The two children, a 10-year-old boy and a 12-year-old girl, who shared the raft with the victims were thrown clear and managed to escape, he said.

"In terms of how they escaped, maybe through the providence of God or somebody, but it seems from what I've seen almost a miracle that anybody came out of that," Codd said.

"If we're going to be thankful for anything, I'm thankful for that."

Kim Dorsett, of Canberra, confirmed that two of the victims were her children - Kate Goodchild, 32, and Luke Dorsett, 35.

"I have three children and have lost two of them today -- my whole family has been wiped out," she told The Courier-Mail newspaper.

She was on a family holiday with her children and Goodchild's daughters from Canberra.

Police have declined to identify the other two victims, a 38-year-old man and a 42-year-old woman.

Media reports say the man was from Canberra and the woman was a New Zealand citizen who lived in Sydney.
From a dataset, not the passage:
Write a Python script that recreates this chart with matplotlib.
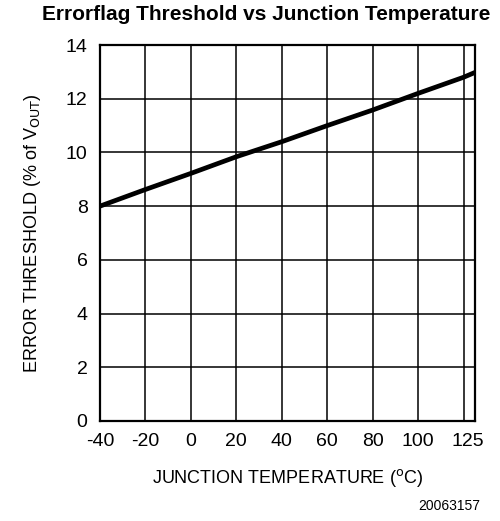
import matplotlib
matplotlib.use("Agg")
import matplotlib.pyplot as plt

plt.rcParams['font.family'] = ['Liberation Sans', 'DejaVu Sans']

temp = [-40, -20, 0, 20, 40, 60, 80, 100, 120, 125]
threshold = [8.0, 8.62, 9.22, 9.84, 10.4, 11.0, 11.58, 12.2, 12.8, 12.98]

x_grid = [-40, -20, 0, 20, 40, 60, 80, 100, 120]
x_tick_pos = [-40, -20, 0, 20, 40, 60, 80, 100, 122]
x_tick_labels = ['-40', '-20', '0', '20', '40', '60', '80', '100', '125']
y_ticks = [0, 2, 4, 6, 8, 10, 12, 14]

fig = plt.figure(figsize=(5.0, 5.21), dpi=100)
ax = fig.add_axes([0.2, 0.192, 0.75, 0.7216])

for xv in x_grid:
    ax.axvline(xv, color='black', lw=1.1, zorder=1)
for yv in y_ticks:
    ax.axhline(yv, color='black', lw=1.1, zorder=1)

ax.plot(temp, threshold, color='black', lw=3.4, zorder=3, solid_capstyle='butt')

ax.set_xlim(-40, 125)
ax.set_ylim(0, 14)
ax.set_xticks(x_tick_pos)
ax.set_xticklabels(x_tick_labels)
ax.set_yticks(y_ticks)
ax.tick_params(length=0, labelsize=14, pad=9)
for s in ax.spines.values():
    s.set_linewidth(1.6)

ax.set_xlabel('JUNCTION TEMPERATURE ($^{\\rm o}$C)', fontsize=13, labelpad=12)
ax.set_ylabel('ERROR THRESHOLD (% of V$_{\\rm OUT}$)', fontsize=13, labelpad=16)
fig.text(0.532, 0.99, 'Errorflag Threshold vs Junction Temperature',
         ha='center', va='top', fontsize=15, fontweight='bold')
fig.text(0.96, 0.015, '20063157', ha='right', va='bottom', fontsize=10)

fig.savefig('out.png', dpi=100)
Police will investigate reports of problems with the ride earlier on Tuesday, as well as maintenance records and procedures.

Dreamworld will remain closed as a crime scene for two or three days. Charges could follow including criminal negligence, Codd said.

children pose for a photo in front of the Dreamworld Globe
Children pose for a photo in front of the Dreamworld Globe earlier this year (Grant McConachy/AP

Dreamworld chief executive Craig Davidson said the park was working with police to try to find out what went wrong.

"We are deeply shocked and saddened by this, and our hearts and our thoughts go out to the families involved and to their loved ones," he said.

Thunder River is considered one of Dreamworld's tamer, family-friendly rides, and is open to children as young as two. The park has been open since 1981.